Supplied material:
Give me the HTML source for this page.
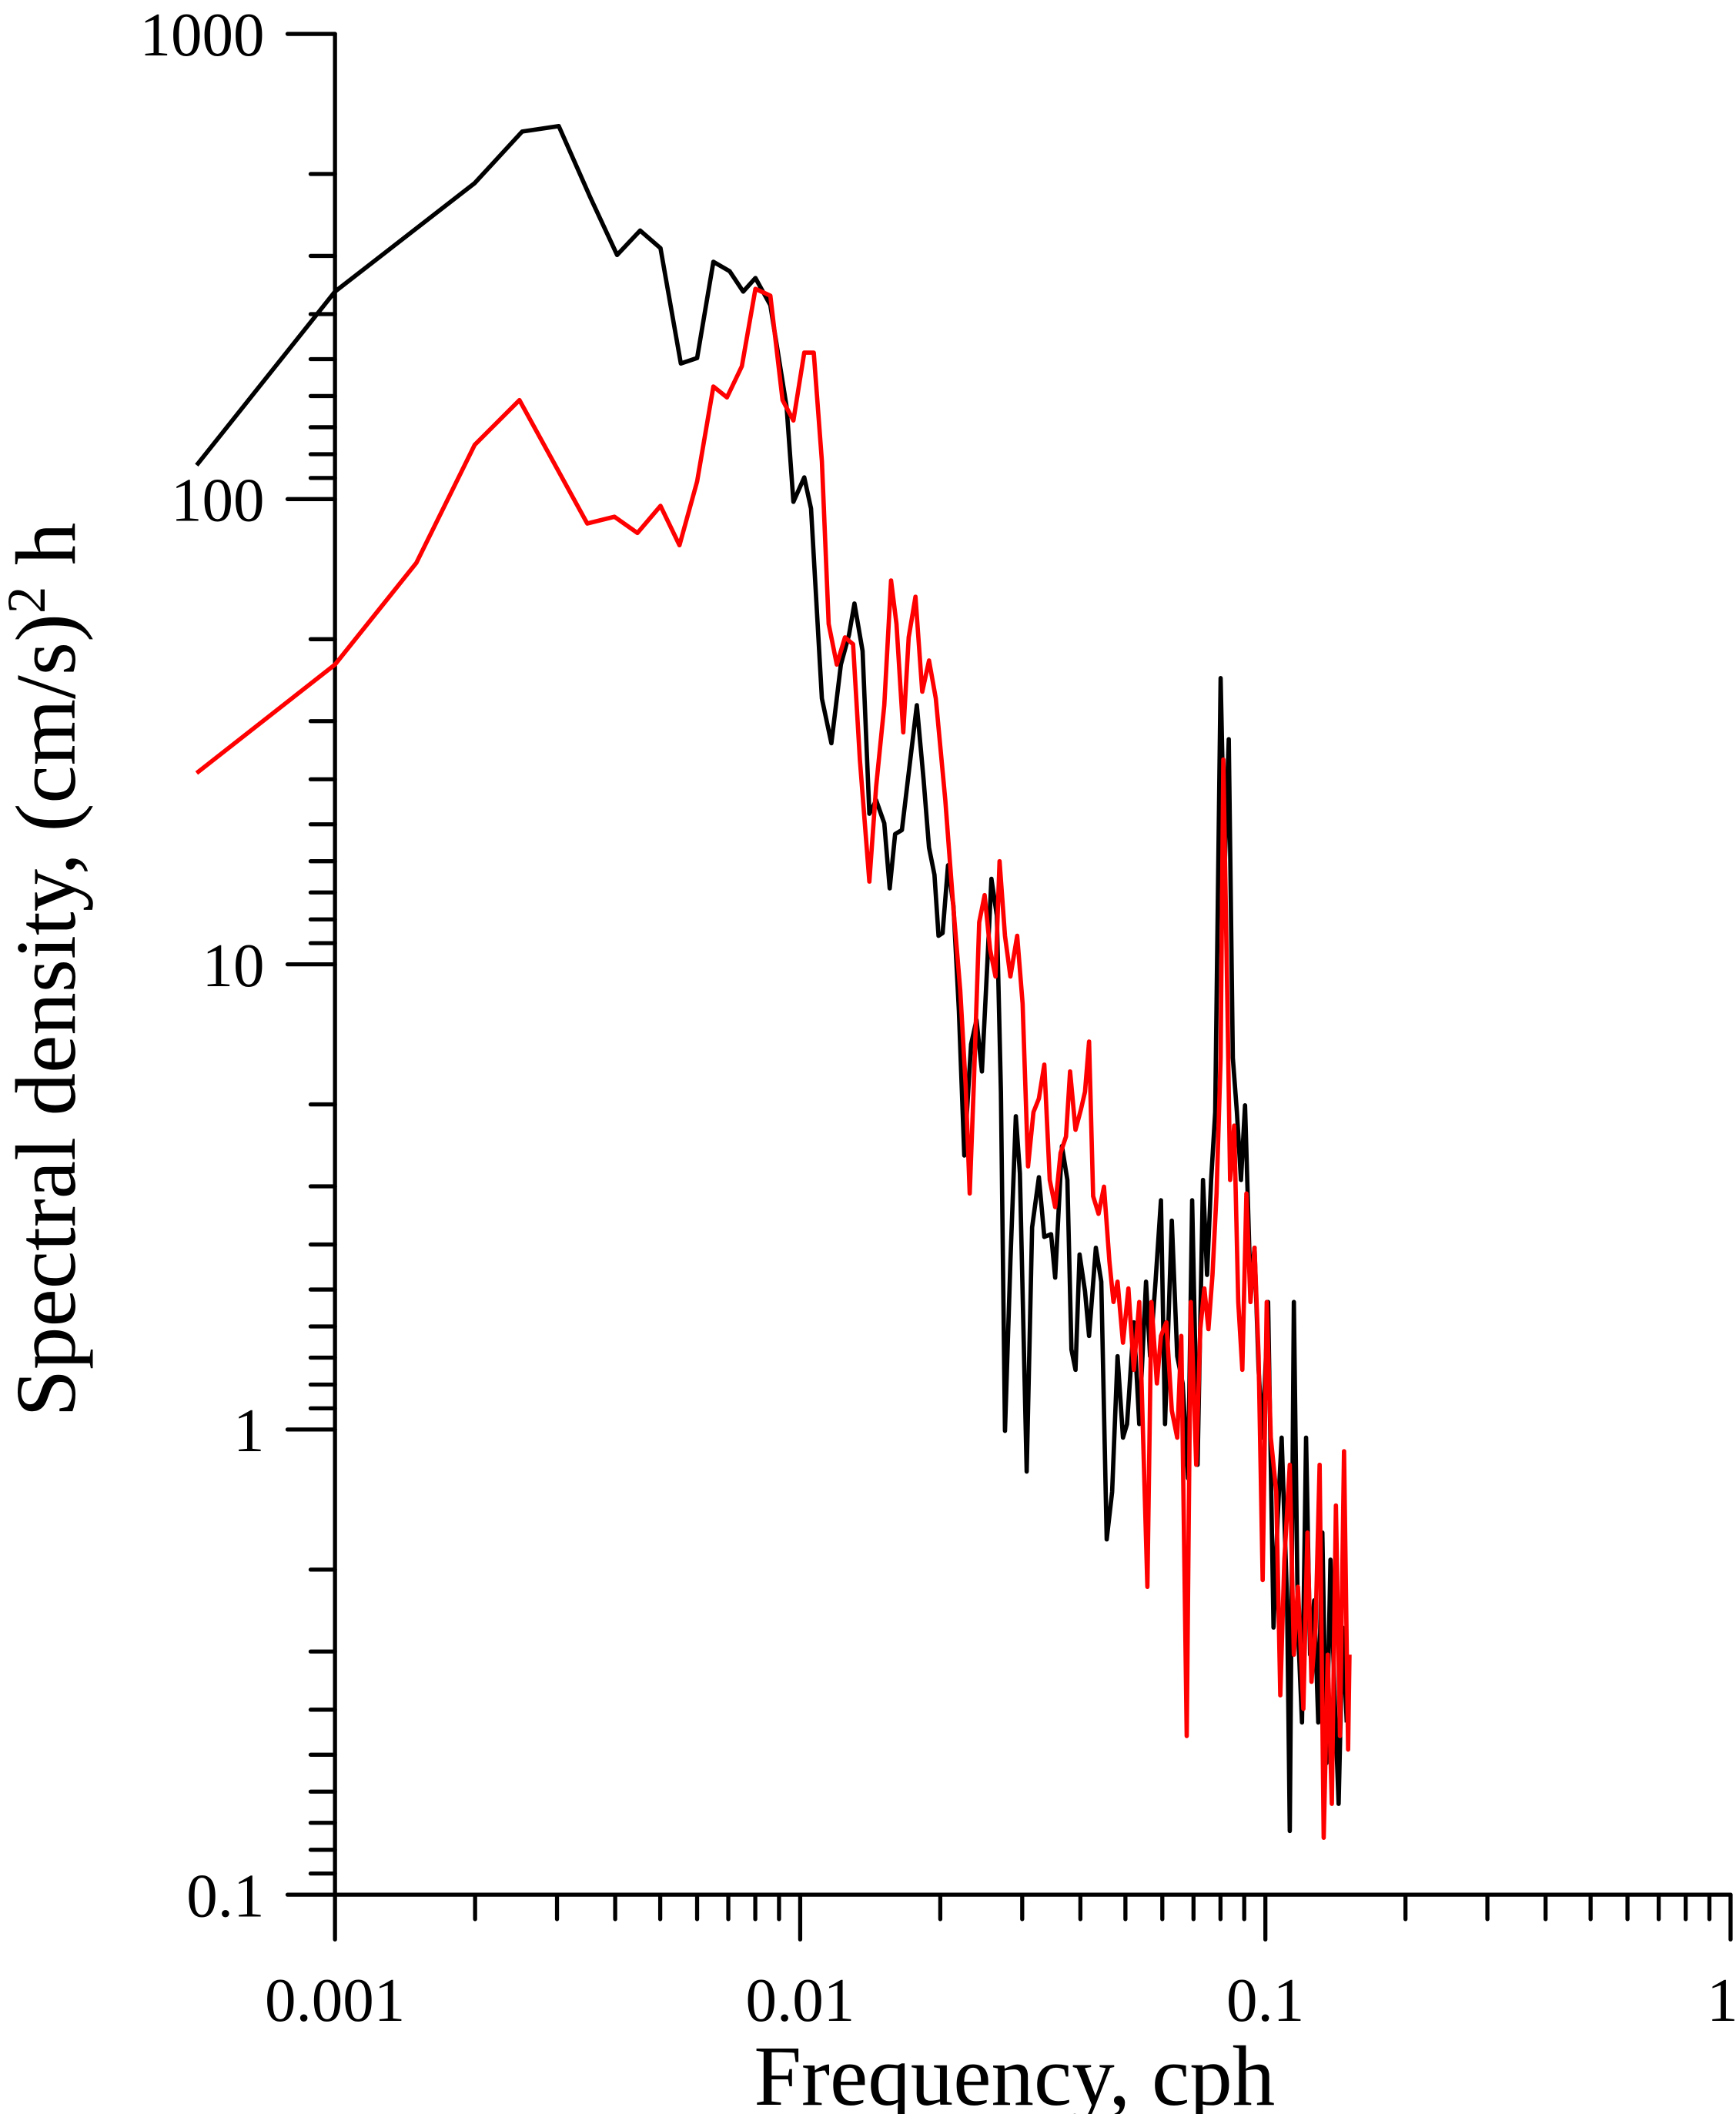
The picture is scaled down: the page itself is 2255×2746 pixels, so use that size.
<!DOCTYPE html>
<html><head><meta charset="utf-8"><style>html,body{margin:0;padding:0;background:#fff}svg{display:block}</style></head><body>
<svg width="2255" height="2746" viewBox="0 0 1280 1558.7" xmlns="http://www.w3.org/2000/svg" font-family="Liberation Serif, serif">
<g stroke="#000" stroke-width="3" fill="none" stroke-linecap="round">
<line x1="247" y1="25" x2="247" y2="1430"/>
<line x1="212" y1="1397" x2="1276" y2="1397"/>
<line x1="1276" y1="1397" x2="1276" y2="1430"/>
<line x1="212" y1="25" x2="247" y2="25"/>
<line x1="212" y1="368" x2="247" y2="368"/>
<line x1="212" y1="711" x2="247" y2="711"/>
<line x1="212" y1="1054" x2="247" y2="1054"/>
<line x1="590" y1="1397" x2="590" y2="1430"/>
<line x1="933" y1="1397" x2="933" y2="1430"/>
<path id="t" d="M247,128.3h-18M247,188.7h-18M247,231.6h-18M247,264.8h-18M247,292h-18M247,315h-18M247,334.9h-18M247,352.4h-18"/>
<use href="#t" y="343"/><use href="#t" y="686"/><use href="#t" y="1029"/>
<path id="u" d="M350.3,1397v18M410.7,1397v18M453.6,1397v18M486.8,1397v18M514,1397v18M537,1397v18M556.9,1397v18M574.4,1397v18"/>
<use href="#u" x="343"/><use href="#u" x="686"/>
</g>
<g font-size="46" text-anchor="end">
<text x="195" y="41">1000</text><text x="195" y="384">100</text><text x="195" y="727">10</text><text x="195" y="1070">1</text><text x="195" y="1413">0.1</text>
</g>
<g font-size="46" text-anchor="middle">
<text x="247" y="1490">0.001</text><text x="590" y="1490">0.01</text><text x="933" y="1490">0.1</text><text x="1270" y="1490">1</text>
</g>
<text x="748" y="1552" font-size="63" text-anchor="middle">Frequency, cph</text>
<text transform="translate(55,715) rotate(-90)" font-size="63" text-anchor="middle">Spectral density, (cm/s)<tspan font-size="40" dy="-22">2</tspan><tspan dy="22"> h</tspan></text>
<polyline fill="none" stroke="#000" stroke-width="3.2" stroke-linejoin="round" points="145,343 247,215 350,135 385,97 412,93 435,145 455,188 472,170 487,183 502,268 514,264 526,193 538,200 548,215 557,205 568,225 580,300 585,370 593,352 598,375 606,515 613,548 620,490 626,468 630,445 636,480 641,600 646,590 652,607 656,655 660,615 665,612 670,570 676,520 681,575 685,625 689,645 692,690 695,688 699,638 703,668 707,745 711,852 716,770 720,752 724,790 728,710 731,648 735,675 738,805 741,1055 745,930 749,823 752,865 757,1085 761,905 766,868 770,912 775,910 778,942 783,845 787,870 790,995 793,1010 796,925 800,952 803,985 808,920 812,945 816,1135 820,1100 824,1000 828,1060 831,1050 836,975 840,1050 845,945 848,1000 852,945 856,885 859,1050 864,900 868,1000 872,1020 876,1090 879,885 883,1080 887,870 890,940 893,870 896,820 900,500 903,640 906,545 909,780 912,820 915,870 918,815 922,950 925,920 928,1010 931,1060 935,960 939,1200 942,1120 945,1060 949,1180 951,1350 954,960 957,1200 960,1270 963,1060 966,1220 969,1180 972,1270 975,1130 978,1300 981,1150 984,1250 987,1330 990,1200 993,1270"/>
<polyline fill="none" stroke="#f00" stroke-width="3.2" stroke-linejoin="round" points="145,570 247,490 307,415 350,328 383,295 433,386 453,381 470,393 487,373 501,402 514,355 526,285 536,293 547,270 557,213 568,218 577,295 585,310 593,260 600,260 606,340 611,460 617,490 623,470 629,475 634,560 641,650 646,580 652,520 657,428 661,460 666,540 670,470 675,440 680,510 685,487 690,515 697,590 700,630 703,670 708,730 712,800 715,880 718,800 722,680 726,660 730,700 734,720 737,635 741,690 745,720 750,690 754,740 758,860 762,820 766,810 770,785 774,870 778,890 782,850 786,838 789,790 793,833 797,818 800,805 803,768 806,882 810,895 814,875 818,930 821,960 824,945 828,990 832,950 836,1010 840,960 843,1065 846,1170 849,960 853,1020 856,985 860,975 864,1040 868,1060 871,985 875,1280 878,960 882,1080 885,980 888,950 891,980 894,940 897,880 900,780 902,560 905,740 907,870 910,830 913,960 916,1010 919,880 922,960 925,920 928,1000 931,1165 934,960 937,1060 941,1100 944,1250 947,1150 951,1080 954,1220 957,1170 961,1260 964,1130 967,1240 970,1200 973,1080 976,1355 979,1220 982,1330 985,1110 988,1280 991,1070 994,1290 995,1220"/>
</svg>
</body></html>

The request: Find the lines containing "page" and list every one of them.

Final result:
Give me the HTML source for this page.
The picture is scaled down: the page itself is 2255×2746 pixels, so use that size.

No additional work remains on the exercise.